Sort of makes me wonder if the suppliers of newly-produced 8" diskettes are
as bad - but for ~$10 per disk, they'd better be!
-----Original Message-----
From: cctalk-bounces at
classiccmp.org [mailto:cctalk-bounces at
classiccmp.org]
On Behalf Of Teo Zenios
Sent: Sunday, November 06, 2005 10:02 AM
To: General Discussion: On-Topic and Off-Topic Posts
Subject: Re: Reliable 3.5" DSHD diskettes
----- Original Message -----
From: "Doc Shipley" <doc at mdrconsult.com>
To: <General at mdrconsult.com>
Sent: Sunday, November 06, 2005 10:31 AM
Subject: Re: Reliable 3.5" DSHD diskettes
Chuck Guzis wrote:
> I've noticed that what passes for 3.5" blank media nowadays is downright
> awful. I've got a "work diskette" that's a Verbatim Datalife with
a
date
code of
sometime in 1997. Like the Energizer bunny, it just keeps going
and going. Newly-purchased media seems to last about 3 months of use,
tops.
Are there any sources for good reliable NEW media?

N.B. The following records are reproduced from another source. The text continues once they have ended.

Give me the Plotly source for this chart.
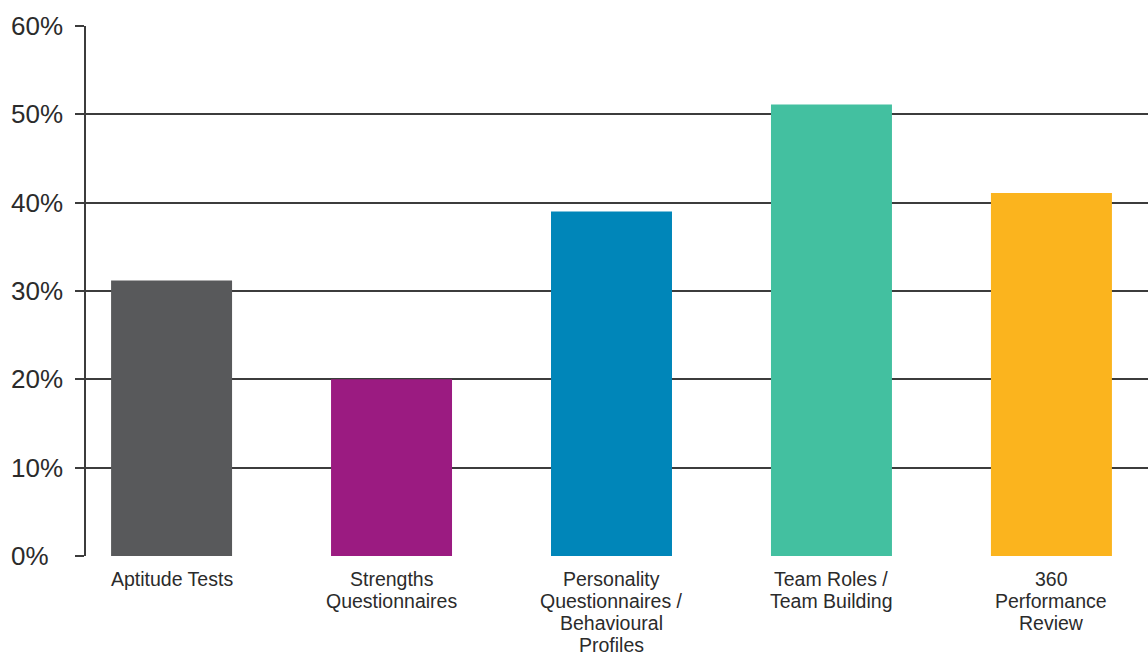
import plotly.graph_objects as go

# Share of organisations using each assessment type (%)
categories = [
    "Aptitude Tests",
    "Strengths Questionnaires",
    "Personality Questionnaires / Behavioural Profiles",
    "Team Roles / Team Building",
    "360 Performance Review",
]
label_lines = [
    ["Aptitude Tests"],
    ["Strengths", "Questionnaires"],
    ["Personality", "Questionnaires /", "Behavioural", "Profiles"],
    ["Team Roles /", "Team Building"],
    ["360", "Performance", "Review"],
]
values = [31.2, 20, 39, 51.1, 41.1]
bar_colors = ["#58595b", "#9b1b81", "#0086b9", "#43c0a0", "#fbb41e"]
y_ticks = [0, 10, 20, 30, 40, 50, 60]
y_tick_text = [f"{v}%" for v in y_ticks]

line_color = "#3c3c3c"
text_color = "#2b2b2b"
font_family = "Liberation Sans, Arial, sans-serif"

fig = go.Figure(
    go.Bar(
        x=categories,
        y=values,
        marker=dict(color=bar_colors, line=dict(width=0)),
        width=0.55,
        hoverinfo="x+y",
    )
)

# Category labels, one line per annotation for tight line spacing
for cat, lines in zip(categories, label_lines):
    for k, line in enumerate(lines):
        fig.add_annotation(
            x=cat,
            y=0,
            xref="x",
            yref="y",
            text=line,
            showarrow=False,
            xanchor="center",
            yanchor="middle",
            borderpad=0,
            yshift=-(22.5 + 22.3 * k),
            font=dict(family=font_family, size=19.5, color=text_color),
        )

# Left-aligned percentage labels on the value axis
for v, txt in zip(y_ticks, y_tick_text):
    fig.add_annotation(
        x=0,
        y=v,
        xref="paper",
        yref="y",
        text=txt,
        showarrow=False,
        xanchor="left",
        yanchor="middle",
        xshift=-77,
        font=dict(family=font_family, size=26, color=text_color),
    )

fig.update_layout(
    width=1148,
    height=657,
    margin=dict(l=86, r=0, t=26, b=101),
    paper_bgcolor="white",
    plot_bgcolor="white",
    showlegend=False,
    font=dict(family=font_family, color=text_color),
)

fig.update_xaxes(
    type="category",
    range=[-0.389, 4.439],
    showgrid=False,
    zeroline=False,
    showline=False,
    ticks="",
    showticklabels=False,
)

fig.update_yaxes(
    range=[0, 60],
    tickvals=y_ticks,
    showgrid=True,
    gridcolor=line_color,
    gridwidth=1.6,
    zeroline=False,
    showline=True,
    linecolor=line_color,
    linewidth=1.6,
    ticks="outside",
    ticklen=9,
    tickwidth=1.6,
    tickcolor=line_color,
    showticklabels=False,
)

fig.write_html("out.html")
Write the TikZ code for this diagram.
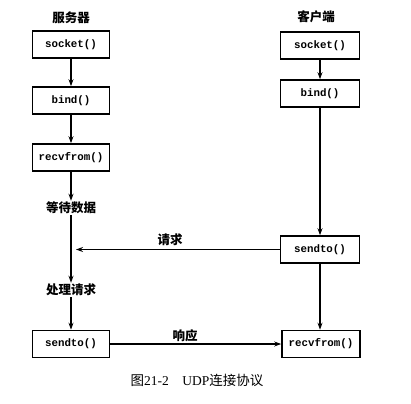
\documentclass[tikz,border=0pt]{standalone}
\usepackage{fontspec}
\setmainfont{Liberation Serif}
\setmonofont{Liberation Mono}
\newfontfamily\cjk{Noto Sans CJK SC}
\usetikzlibrary{arrows.meta}
\tikzset{
  callbox/.style={draw,line width=1.6pt,minimum width=77pt,minimum height=27pt,
    inner sep=0pt,font=\fontsize{10.8}{12}\selectfont\ttfamily\bfseries},
  steplabel/.style={font=\fontsize{12.5}{14}\selectfont\cjk\bfseries,inner sep=1pt},
  flow/.style={line width=1.4pt,-{Stealth[length=7pt,width=5pt]}},
  plain/.style={line width=1.4pt}
}
\begin{document}
\begin{tikzpicture}[x=1pt,y=-1pt]
\useasboundingbox (0,0) rectangle (411,403);
% server side
\node[steplabel] (srvTitle) at (71,18) {服务器};
\node[callbox] (srvSocket) at (71,44.5) {socket()};
\node[callbox] (srvBind) at (71,100.5) {bind()};
\node[callbox] (srvRecv) at (71,157.5) {recvfrom()};
\node[steplabel] (srvWait) at (71,208) {等待数据};
\node[steplabel] (srvHandle) at (71,290) {处理请求};
\node[callbox] (srvSend) at (71,344) {sendto()};
% client side
\node[steplabel] (cliTitle) at (316,17) {客户端};
\node[callbox,minimum width=79pt] (cliSocket) at (320,45.5) {socket()};
\node[callbox,minimum width=79pt] (cliBind) at (320,93.5) {bind()};
\node[callbox,minimum width=79pt] (cliSend) at (320,249.5) {sendto()};
\node[callbox,minimum width=78pt] (cliRecv) at (321,344) {recvfrom()};
% arrows
\draw[flow] (srvSocket) -- (srvBind);
\draw[flow] (srvBind) -- (srvRecv);
\draw[flow] (srvRecv) -- (srvWait);
\draw[flow] (srvWait) -- (srvHandle);
\draw[flow] (srvHandle) -- (srvSend);
\draw[flow] (cliSocket) -- (cliBind);
\draw[flow] (cliBind) -- (cliSend);
\draw[flow] (cliSend) -- (cliRecv.north -| cliSend);
\coordinate (reqEnd) at (76,249.5);
\draw[flow] (cliSend) -- (reqEnd);
\node[steplabel] (reqLabel) at (170,240) {请求};
\draw[flow] (srvSend) -- (cliRecv);
\node[steplabel] (respLabel) at (185,336) {响应};
% caption
\node[font=\fontsize{13.5}{16}\selectfont] (caption) at (197,380)
  {{\cjk 图}21-2\hspace{1em}UDP{\cjk 连接协议}};
\end{tikzpicture}
\end{document}
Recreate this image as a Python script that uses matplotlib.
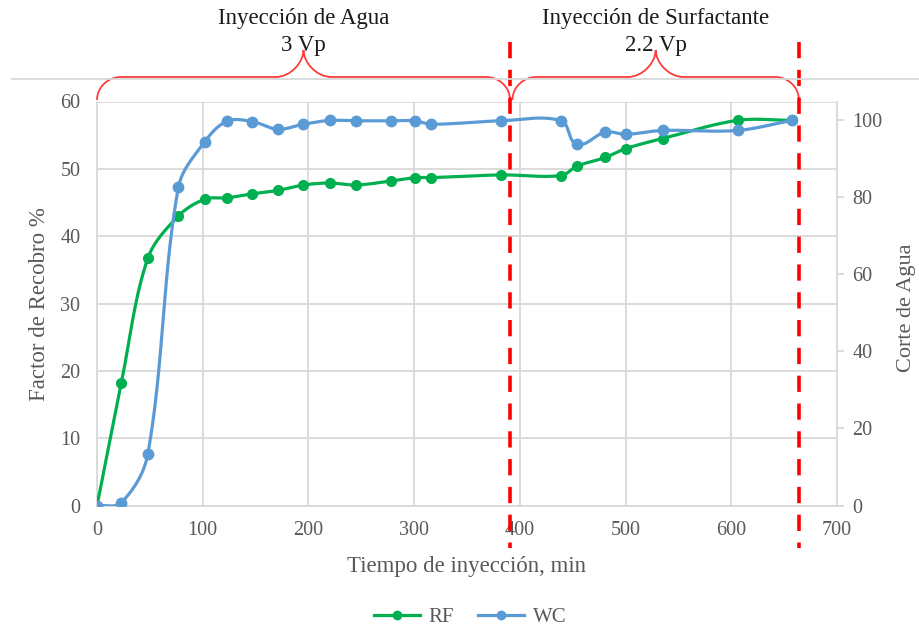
import numpy as np
import matplotlib
matplotlib.use("Agg")
import matplotlib.pyplot as plt
from matplotlib.path import Path
from matplotlib.patches import PathPatch
from matplotlib.lines import Line2D

plt.rcParams['font.family'] = ['Liberation Serif', 'DejaVu Serif']

# Injection time (min) shared by both series
tiempo = [0, 23, 48, 77, 102, 123, 147, 171, 195, 220, 245, 278, 301, 316,
          382, 439, 454, 481, 500, 535, 606, 657]
# Recovery factor (%)
rf = [0, 18.2, 36.7, 43.0, 45.5, 45.7, 46.3, 46.8, 47.6, 47.9, 47.6, 48.2,
      48.7, 48.7, 49.1, 49.0, 50.4, 51.7, 53.0, 54.5, 57.2, 57.2]
# Water cut
wc = [0, 0.8, 13.3, 82.5, 94.3, 99.6, 99.5, 97.5, 98.8, 99.8, 99.7, 99.7,
      99.7, 98.8, 99.7, 99.7, 93.6, 96.8, 96.2, 97.2, 97.2, 99.8]

x_ticks = [0, 100, 200, 300, 400, 500, 600, 700]
rf_ticks = [0, 10, 20, 30, 40, 50, 60]
wc_ticks = [0, 20, 40, 60, 80, 100]

# Stage limits (min) and labels
etapas = [(0, 390.7, "Inyección de Agua\n3 Vp"),
          (393, 664, "Inyección de Surfactante\n2.2 Vp")]
cortes = [390.7, 664]

GREEN = "#00B050"
BLUE = "#5B9BD5"
GRAY = "#595959"
GRID = "#D9D9D9"
RED = "#FF0000"

W, H = 920, 628
X_MAX, RF_MAX, WC_MAX = 700, 60, 104.7
AX_W_PX, AX_H_PX = 740, 404.2


def suavizar(x, y, sx, sy, n=30):
    """Smoothed curve through the points: cubic Bezier segments whose
    tangent handles are scaled by segment length (computed in screen units)."""
    p = np.column_stack([np.asarray(x, float) * sx, np.asarray(y, float) * sy])
    out = [p[0]]
    t = np.linspace(0, 1, n)[1:, None]
    m = len(p)

    def direc(i):
        a = p[max(i - 1, 0)]
        b = p[min(i + 1, m - 1)]
        d = b - a
        nrm = np.hypot(*d)
        return d / nrm if nrm > 0 else d

    for i in range(m - 1):
        p1, p2 = p[i], p[i + 1]
        L = np.hypot(*(p2 - p1))
        c1 = p1 + direc(i) * L / 3.0
        c2 = p2 - direc(i + 1) * L / 3.0
        seg = ((1 - t) ** 3) * p1 + 3 * ((1 - t) ** 2) * t * c1 \
            + 3 * (1 - t) * t ** 2 * c2 + t ** 3 * p2
        out.extend(seg)
    out = np.array(out)
    return out[:, 0] / sx, out[:, 1] / sy


fig = plt.figure(figsize=(W / 100, H / 100), dpi=100)
ax_l, ax_b, ax_w, ax_h = 97 / W, 1 - 505.7 / H, AX_W_PX / W, AX_H_PX / H
ax = fig.add_axes([ax_l, ax_b, ax_w, ax_h])
ax2 = ax.twinx()

ax.set_xlim(0, X_MAX)
ax.set_ylim(0, RF_MAX)
ax2.set_ylim(0, WC_MAX)
ax.set_xticks(x_ticks)
ax.set_yticks(rf_ticks)
ax2.set_yticks(wc_ticks)

ax.grid(True, color=GRID, lw=1.3)
ax.set_axisbelow(True)
for a in (ax, ax2):
    for s in a.spines.values():
        s.set_visible(False)
for a, side in ((ax, 'bottom'), (ax, 'left'), (ax2, 'right')):
    a.spines[side].set_visible(True)
    a.spines[side].set_color(GRID)
    a.spines[side].set_linewidth(1.3)

fs = 14.5
ax.tick_params(axis='x', length=0, pad=11, labelsize=fs, labelcolor=GRAY)
ax.tick_params(axis='y', length=0, pad=12, labelsize=fs, labelcolor=GRAY)
ax2.tick_params(axis='y', length=5, width=1.3, color=GRID, pad=6,
                labelsize=fs, labelcolor=GRAY)

kx = AX_W_PX / X_MAX
sx, sy = suavizar(tiempo, rf, kx, AX_H_PX / RF_MAX)
ax.plot(sx, sy, color=GREEN, lw=2.3, solid_capstyle='round', zorder=3)
ax.plot(tiempo, rf, 'o', color=GREEN, ms=7, zorder=4)
sx, sy = suavizar(tiempo, wc, kx, AX_H_PX / WC_MAX)
ax2.plot(sx, sy, color=BLUE, lw=2.3, solid_capstyle='round', zorder=3)
ax2.plot(tiempo, wc, 'o', color=BLUE, ms=7.5, zorder=4)

lfs = 16.5
ax.set_xlabel("Tiempo de inyección, min", fontsize=lfs, color=GRAY)
ax.xaxis.set_label_coords(0.5, -0.125)
ax.set_ylabel("Factor de Recobro %", fontsize=lfs, color=GRAY)
ax.yaxis.set_label_coords(-0.064, 0.5)
ax2.set_ylabel("Corte de Agua", fontsize=16, color=GRAY)
ax2.yaxis.set_label_coords(1.081, 0.49)

# Overlay: x in minutes, y in figure pixels (top = 0)
ov = fig.add_axes([ax_l, 0, ax_w, 1])
ov.set_xlim(0, X_MAX)
ov.set_ylim(H, 0)
ov.axis('off')
ov.patch.set_alpha(0)

fig.add_artist(Line2D([12 / W, 1], [1 - 79 / H, 1 - 79 / H],
                      color="#D9D9D9", lw=1.3))

px = X_MAX / AX_W_PX  # minutes per pixel


def llave(x0, x1, y_end=100, y_mid=77, y_tip=50, r_end=24, r_tip=28):
    re = r_end * px
    rt = r_tip * px
    xm = 0.5 * (x0 + x1)
    k = 0.552
    verts = [
        (x0, y_end),
        (x0, y_end - k * (y_end - y_mid)), (x0 + re * (1 - k), y_mid), (x0 + re, y_mid),
        (xm - rt, y_mid),
        (xm - rt * (1 - k), y_mid), (xm, y_mid - k * (y_mid - y_tip)), (xm, y_tip),
        (xm, y_mid - k * (y_mid - y_tip)), (xm + rt * (1 - k), y_mid), (xm + rt, y_mid),
        (x1 - re, y_mid),
        (x1 - re * (1 - k), y_mid), (x1, y_end - k * (y_end - y_mid)), (x1, y_end),
    ]
    codes = [Path.MOVETO,
             Path.CURVE4, Path.CURVE4, Path.CURVE4,
             Path.LINETO,
             Path.CURVE4, Path.CURVE4, Path.CURVE4,
             Path.CURVE4, Path.CURVE4, Path.CURVE4,
             Path.LINETO,
             Path.CURVE4, Path.CURVE4, Path.CURVE4]
    ov.add_patch(PathPatch(Path(verts, codes), fill=False, ec="#FF3B3B",
                           lw=1.3, clip_on=False, zorder=5))
    return xm


for x0, x1, txt in etapas:
    xm = llave(x0, x1)
    ov.text(xm, 32, txt, ha='center', va='center', fontsize=16.5,
            color="#1A1A1A", linespacing=1.35, clip_on=False, zorder=4)

for xc in cortes:
    ov.plot([xc, xc], [42, 548], color=RED, lw=2.6, ls=(0, (4.5, 3.2)),
            clip_on=False, zorder=6)

handles = [Line2D([], [], color=GREEN, lw=2.3, marker='o', ms=6),
           Line2D([], [], color=BLUE, lw=2.3, marker='o', ms=6)]
fig.legend(handles, ["RF", "WC"], loc='center', ncol=2,
           bbox_to_anchor=(470 / W, 1 - 617 / H), frameon=False,
           fontsize=15, labelcolor=GRAY, handlelength=2.2,
           handletextpad=0.4, columnspacing=1.2)

fig.savefig("out.png", dpi=100, facecolor='white')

Look in the Yellow Pages for used office supply or office liquidation
dealers.
There's an office supply surplus here in Austin that I cruise at
least monthly for NOS floppy media. I've bought various formats 5.25"
disks there in the shrinkwrap for $0.25 to $1.00 a box, IBM-branded 2MB
(1.44MB) floppies for $3.00/100, and recently about 6 10-disk boxes of
DSDD 3.5" for $0.50 each.
Doc
I think the best grade of disks went to professional duplicators. Since
floppies are pretty much obsolete these kind of places tend to sell their
stock for pennies to get them out of the way. I found one such duplicator
ditching 360K floppies on ebay for very little a few years ago (something
like $12 for 500 green 360K disks still in the shrink-wrap). Ofcourse they
tend to just have the floppies themselves and not the box and label found
in retail packaging.
I found a decent deal on Mac formatted 1.44 floppies earlier this year on
ebay, and they seem to be reliable so far.